Wherever the responsibility at Salem may have rested, the truth is that in the general fear and panic there was potent in the minds, both of the clergy and the laity, the spirit of fanaticism and malevolence in some instances, such as misled the pastor of the First Church to point to the corpses of Giles Corey’s devoted and saintly wife and others swinging to and fro, and say “What a sad thing it is to see eight firebrands of hell hanging there.”

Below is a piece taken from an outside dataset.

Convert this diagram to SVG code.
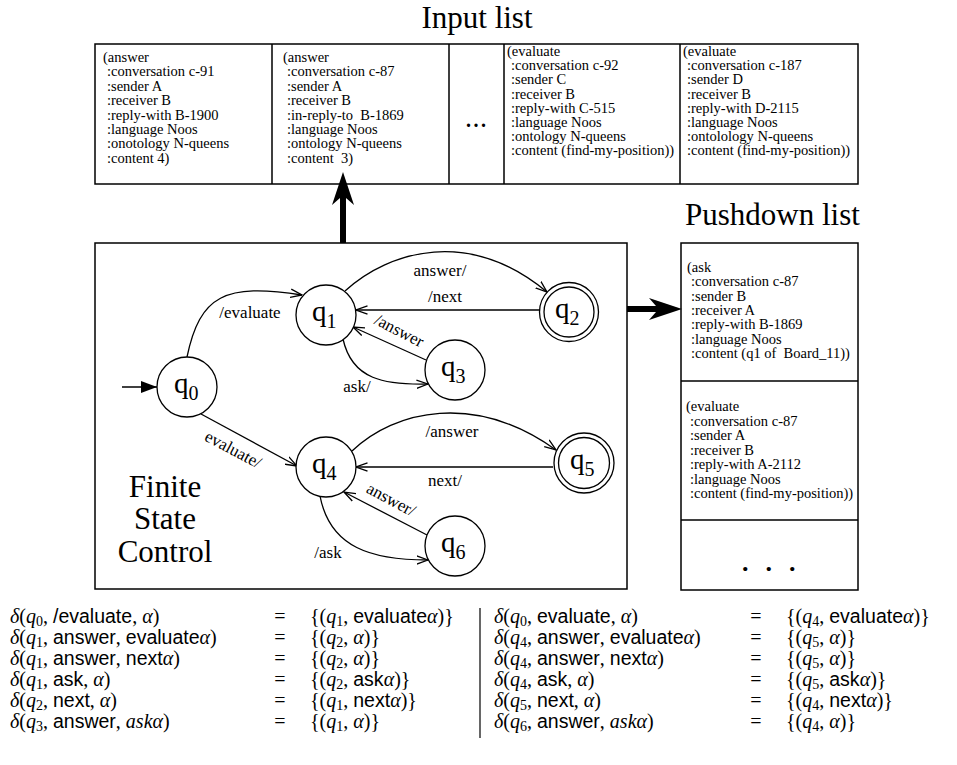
<svg xmlns="http://www.w3.org/2000/svg" width="957" height="765" viewBox="0 0 957 765">
<defs>
<style>
.box{fill:none;stroke:#000;stroke-width:1.5}
.t{font-family:"Liberation Serif",serif;font-size:14.5px;white-space:pre}
.title{font-family:"Liberation Serif",serif;font-size:31px}
.lbl{font-family:"Liberation Serif",serif;font-size:17px}
.st circle{fill:#fff;stroke:#000;stroke-width:1.3}
.q{font-family:"Liberation Serif",serif;font-size:29px}
.qs{font-size:20px}
.edge{fill:none;stroke:#000;stroke-width:1.3;marker-end:url(#open)}
.eq{font-family:"Liberation Serif",serif;font-size:20px;white-space:pre}
.mi{font-style:italic}
.sb{font-size:14px}
.sf{font-family:"Liberation Sans",sans-serif;font-size:19.5px}
</style>
<marker id="open" viewBox="0 0 12 10" refX="11.5" refY="5" markerWidth="12" markerHeight="10" markerUnits="userSpaceOnUse" orient="auto"><path d="M0,0.8 L11.5,5 L0,9.2" fill="none" stroke="#000" stroke-width="1.3"/></marker>
<marker id="solid" viewBox="0 0 16 12" refX="16" refY="6" markerWidth="16" markerHeight="12" markerUnits="userSpaceOnUse" orient="auto"><path d="M0,0 L16,6 L0,12 Z" fill="#000"/></marker>
</defs>
<rect width="957" height="765" fill="#fff"/>

<text class="title" x="477" y="28" text-anchor="middle">Input list</text>
<text class="title" x="685" y="225">Pushdown list</text>

<g id="input-list">
<rect class="box" x="95" y="44" width="763" height="140"/>
<path d="M272,44V184M449,44V184M504,44V184M680,44V184" stroke="#000" stroke-width="1.5"/>
<text class="t" x="103" y="62"><tspan>(answer</tspan><tspan x="107" dy="14.4">:conversation c-91</tspan><tspan x="107" dy="14.4">:sender A</tspan><tspan x="107" dy="14.4">:receiver B</tspan><tspan x="107" dy="14.4">:reply-with B-1900</tspan><tspan x="107" dy="14.4">:language Noos</tspan><tspan x="107" dy="14.4">:onotology N-queens</tspan><tspan x="107" dy="14.4">:content 4)</tspan></text>
<text class="t" x="283" y="62"><tspan>(answer</tspan><tspan x="287" dy="14.4">:conversation c-87</tspan><tspan x="287" dy="14.4">:sender A</tspan><tspan x="287" dy="14.4">:receiver B</tspan><tspan x="287" dy="14.4">:in-reply-to  B-1869</tspan><tspan x="287" dy="14.4">:language Noos</tspan><tspan x="287" dy="14.4">:ontology N-queens</tspan><tspan x="287" dy="14.4">:content  3)</tspan></text>
<text class="t" x="466 473.5 481" y="127" style="font-size:20px;font-weight:bold">...</text>
<text class="t" x="507" y="56"><tspan>(evaluate</tspan><tspan x="511" dy="14.2">:conversation c-92</tspan><tspan x="511" dy="14.2">:sender C</tspan><tspan x="511" dy="14.2">:receiver B</tspan><tspan x="511" dy="14.2">:reply-with C-515</tspan><tspan x="511" dy="14.2">:language Noos</tspan><tspan x="511" dy="14.2">:ontology N-queens</tspan><tspan x="511" dy="14.2">:content (find-my-position))</tspan></text>
<text class="t" x="683" y="56"><tspan>(evaluate</tspan><tspan x="687" dy="14.2">:conversation c-187</tspan><tspan x="687" dy="14.2">:sender D</tspan><tspan x="687" dy="14.2">:receiver B</tspan><tspan x="687" dy="14.2">:reply-with D-2115</tspan><tspan x="687" dy="14.2">:language Noos</tspan><tspan x="687" dy="14.2">:ontolology N-queens</tspan><tspan x="687" dy="14.2">:content (find-my-position))</tspan></text>
</g>

<g id="pushdown-list">
<rect class="box" x="681" y="243" width="177" height="347"/>
<path d="M681,381H858M681,520H858" stroke="#000" stroke-width="1.5"/>
<text class="t" x="687" y="272"><tspan>(ask</tspan><tspan x="691" dy="14.3">:conversation c-87</tspan><tspan x="691" dy="14.3">:sender B</tspan><tspan x="691" dy="14.3">:receiver A</tspan><tspan x="691" dy="14.3">:reply-with B-1869</tspan><tspan x="691" dy="14.3">:language Noos</tspan><tspan x="691" dy="14.3">:content (q1 of  Board_11))</tspan></text>
<text class="t" x="686" y="411"><tspan>(evaluate</tspan><tspan x="690" dy="14.5">:conversation c-87</tspan><tspan x="690" dy="14.5">:sender A</tspan><tspan x="690" dy="14.5">:receiver B</tspan><tspan x="690" dy="14.5">:reply-with A-2112</tspan><tspan x="690" dy="14.5">:language Noos</tspan><tspan x="690" dy="14.5">:content (find-my-position))</tspan></text>
<text class="t" x="742 765.5 789" y="571" style="font-size:26px;font-weight:bold">...</text>
</g>

<g id="finite-state-control">
<rect class="box" x="95" y="243" width="532" height="346"/>
<text class="title" x="165" text-anchor="middle"><tspan x="165" y="497">Finite</tspan><tspan x="165" y="529">State</tspan><tspan x="165" y="562">Control</tspan></text>
</g>

<g id="connectors">
<path d="M340,243V198L332,205L343,172L354,205L346,198V243Z" fill="#000"/>
<path d="M627,306H656L649,298L682,309L649,320L656,312H627Z" fill="#000"/>
<path d="M122,387H157" stroke="#000" stroke-width="1.3" marker-end="url(#solid)"/>
<path class="edge" d="M187,357C200,295 225,283 302,295"/>
<path class="edge" d="M345,291C390,250 470,228 547,292"/>
<path class="edge" d="M540,310H356"/>
<path class="edge" d="M426,360L353,327"/>
<path class="edge" d="M343,339C352,380 385,385 428,384"/>
<path class="edge" d="M201,414L297,466"/>
<path class="edge" d="M352,451C395,410 475,392 556,450"/>
<path class="edge" d="M553,467H356"/>
<path class="edge" d="M427,535L344,492"/>
<path class="edge" d="M320,496C330,548 372,560 428,560"/>
<text class="lbl" x="250" y="318" text-anchor="middle">/evaluate</text>
<text class="lbl" x="440" y="276" text-anchor="middle">answer/</text>
<text class="lbl" x="445" y="302" text-anchor="middle">/next</text>
<text class="lbl" transform="translate(399,331) rotate(27)" y="5" text-anchor="middle">/answer</text>
<text class="lbl" x="357" y="392" text-anchor="middle">ask/</text>
<text class="lbl" transform="translate(233,450) rotate(28)" y="5" text-anchor="middle">evaluate/</text>
<text class="lbl" x="452" y="437" text-anchor="middle">/answer</text>
<text class="lbl" x="445" y="486" text-anchor="middle">next/</text>
<text class="lbl" transform="translate(391,500) rotate(28)" y="5" text-anchor="middle">answer/</text>
<text class="lbl" x="328" y="558" text-anchor="middle">/ask</text>
</g>

<g id="q0" class="st"><circle cx="187" cy="387" r="30"/><text class="q" x="174" y="393">q<tspan class="qs" dy="7">0</tspan></text></g>
<g id="q1" class="st"><circle cx="326" cy="315" r="30"/><text class="q" x="312" y="321">q<tspan class="qs" dy="7">1</tspan></text></g>
<g id="q2" class="st"><circle cx="569" cy="312" r="29.5"/><circle cx="569" cy="312" r="25"/><text class="q" x="555" y="318">q<tspan class="qs" dy="7">2</tspan></text></g>
<g id="q3" class="st"><circle cx="455" cy="370" r="30"/><text class="q" x="441" y="376">q<tspan class="qs" dy="7">3</tspan></text></g>
<g id="q4" class="st"><circle cx="326" cy="467" r="30"/><text class="q" x="312" y="473">q<tspan class="qs" dy="7">4</tspan></text></g>
<g id="q5" class="st"><circle cx="584" cy="463" r="30"/><circle cx="584" cy="463" r="25.5"/><text class="q" x="570" y="469">q<tspan class="qs" dy="7">5</tspan></text></g>
<g id="q6" class="st"><circle cx="455" cy="546" r="30"/><text class="q" x="441" y="552">q<tspan class="qs" dy="7">6</tspan></text></g>

<g id="equations">
<path d="M480,608V738" stroke="#000" stroke-width="1.2"/>
<text class="eq" x="10" y="623"><tspan class="mi">δ</tspan>(<tspan class="mi">q</tspan><tspan class="sb" dy="3">0</tspan><tspan dy="-3">, </tspan><tspan class="sf">/evaluate</tspan>, <tspan class="mi">α</tspan>)</text>
<text class="eq" x="10" y="644"><tspan class="mi">δ</tspan>(<tspan class="mi">q</tspan><tspan class="sb" dy="3">1</tspan><tspan dy="-3">, </tspan><tspan class="sf">answer</tspan>, <tspan class="sf">evaluate</tspan><tspan class="mi">α</tspan>)</text>
<text class="eq" x="10" y="665"><tspan class="mi">δ</tspan>(<tspan class="mi">q</tspan><tspan class="sb" dy="3">1</tspan><tspan dy="-3">, </tspan><tspan class="sf">answer</tspan>, <tspan class="sf">next</tspan><tspan class="mi">α</tspan>)</text>
<text class="eq" x="10" y="686"><tspan class="mi">δ</tspan>(<tspan class="mi">q</tspan><tspan class="sb" dy="3">1</tspan><tspan dy="-3">, </tspan><tspan class="sf">ask</tspan>, <tspan class="mi">α</tspan>)</text>
<text class="eq" x="10" y="707"><tspan class="mi">δ</tspan>(<tspan class="mi">q</tspan><tspan class="sb" dy="3">2</tspan><tspan dy="-3">, </tspan><tspan class="sf">next</tspan>, <tspan class="mi">α</tspan>)</text>
<text class="eq" x="10" y="728"><tspan class="mi">δ</tspan>(<tspan class="mi">q</tspan><tspan class="sb" dy="3">3</tspan><tspan dy="-3">, </tspan><tspan class="sf">answer</tspan>, <tspan class="mi">askα</tspan>)</text>
<text class="eq" x="280" y="623" text-anchor="middle">=</text>
<text class="eq" x="280" y="644" text-anchor="middle">=</text>
<text class="eq" x="280" y="665" text-anchor="middle">=</text>
<text class="eq" x="280" y="686" text-anchor="middle">=</text>
<text class="eq" x="280" y="707" text-anchor="middle">=</text>
<text class="eq" x="280" y="728" text-anchor="middle">=</text>
<text class="eq" x="310" y="623">{(<tspan class="mi">q</tspan><tspan class="sb" dy="3">1</tspan><tspan dy="-3">, </tspan><tspan class="sf">evaluate</tspan><tspan class="mi">α</tspan>)}</text>
<text class="eq" x="310" y="644">{(<tspan class="mi">q</tspan><tspan class="sb" dy="3">2</tspan><tspan dy="-3">, </tspan><tspan class="mi">α</tspan>)}</text>
<text class="eq" x="310" y="665">{(<tspan class="mi">q</tspan><tspan class="sb" dy="3">2</tspan><tspan dy="-3">, </tspan><tspan class="mi">α</tspan>)}</text>
<text class="eq" x="310" y="686">{(<tspan class="mi">q</tspan><tspan class="sb" dy="3">2</tspan><tspan dy="-3">, </tspan><tspan class="sf">ask</tspan><tspan class="mi">α</tspan>)}</text>
<text class="eq" x="310" y="707">{(<tspan class="mi">q</tspan><tspan class="sb" dy="3">1</tspan><tspan dy="-3">, </tspan><tspan class="sf">next</tspan><tspan class="mi">α</tspan>)}</text>
<text class="eq" x="310" y="728">{(<tspan class="mi">q</tspan><tspan class="sb" dy="3">1</tspan><tspan dy="-3">, </tspan><tspan class="mi">α</tspan>)}</text>

<text class="eq" x="494" y="623"><tspan class="mi">δ</tspan>(<tspan class="mi">q</tspan><tspan class="sb" dy="3">0</tspan><tspan dy="-3">, </tspan><tspan class="sf">evaluate</tspan>, <tspan class="mi">α</tspan>)</text>
<text class="eq" x="494" y="644"><tspan class="mi">δ</tspan>(<tspan class="mi">q</tspan><tspan class="sb" dy="3">4</tspan><tspan dy="-3">, </tspan><tspan class="sf">answer</tspan>, <tspan class="sf">evaluate</tspan><tspan class="mi">α</tspan>)</text>
<text class="eq" x="494" y="665"><tspan class="mi">δ</tspan>(<tspan class="mi">q</tspan><tspan class="sb" dy="3">4</tspan><tspan dy="-3">, </tspan><tspan class="sf">answer</tspan>, <tspan class="sf">next</tspan><tspan class="mi">α</tspan>)</text>
<text class="eq" x="494" y="686"><tspan class="mi">δ</tspan>(<tspan class="mi">q</tspan><tspan class="sb" dy="3">4</tspan><tspan dy="-3">, </tspan><tspan class="sf">ask</tspan>, <tspan class="mi">α</tspan>)</text>
<text class="eq" x="494" y="707"><tspan class="mi">δ</tspan>(<tspan class="mi">q</tspan><tspan class="sb" dy="3">5</tspan><tspan dy="-3">, </tspan><tspan class="sf">next</tspan>, <tspan class="mi">α</tspan>)</text>
<text class="eq" x="494" y="728"><tspan class="mi">δ</tspan>(<tspan class="mi">q</tspan><tspan class="sb" dy="3">6</tspan><tspan dy="-3">, </tspan><tspan class="sf">answer</tspan>, <tspan class="mi">askα</tspan>)</text>
<text class="eq" x="756" y="623" text-anchor="middle">=</text>
<text class="eq" x="756" y="644" text-anchor="middle">=</text>
<text class="eq" x="756" y="665" text-anchor="middle">=</text>
<text class="eq" x="756" y="686" text-anchor="middle">=</text>
<text class="eq" x="756" y="707" text-anchor="middle">=</text>
<text class="eq" x="756" y="728" text-anchor="middle">=</text>
<text class="eq" x="786" y="623">{(<tspan class="mi">q</tspan><tspan class="sb" dy="3">4</tspan><tspan dy="-3">, </tspan><tspan class="sf">evaluate</tspan><tspan class="mi">α</tspan>)}</text>
<text class="eq" x="786" y="644">{(<tspan class="mi">q</tspan><tspan class="sb" dy="3">5</tspan><tspan dy="-3">, </tspan><tspan class="mi">α</tspan>)}</text>
<text class="eq" x="786" y="665">{(<tspan class="mi">q</tspan><tspan class="sb" dy="3">5</tspan><tspan dy="-3">, </tspan><tspan class="mi">α</tspan>)}</text>
<text class="eq" x="786" y="686">{(<tspan class="mi">q</tspan><tspan class="sb" dy="3">5</tspan><tspan dy="-3">, </tspan><tspan class="sf">ask</tspan><tspan class="mi">α</tspan>)}</text>
<text class="eq" x="786" y="707">{(<tspan class="mi">q</tspan><tspan class="sb" dy="3">4</tspan><tspan dy="-3">, </tspan><tspan class="sf">next</tspan><tspan class="mi">α</tspan>)}</text>
<text class="eq" x="786" y="728">{(<tspan class="mi">q</tspan><tspan class="sb" dy="3">4</tspan><tspan dy="-3">, </tspan><tspan class="mi">α</tspan>)}</text>
</g>
</svg>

This conspectus of witchcraft, old and new, of its development from the sorcery and magic of the ancients into the mediaeval theological dogma of the power of Satan, of its gradual ripening into an epidemic demonopathy, of its slow growth in the American colonies, of its volcanic outburst in the close of the seventeenth century, is relevant and appropriate to this account of the delusion in Connecticut, its rise and suppression, its firm hold on the minds and consciences of the colonial leaders for threescore years after the settlement of the towns, a chapter in Connecticut history written in the presence of the actual facts now made known and available, and with a purpose of historic accuracy.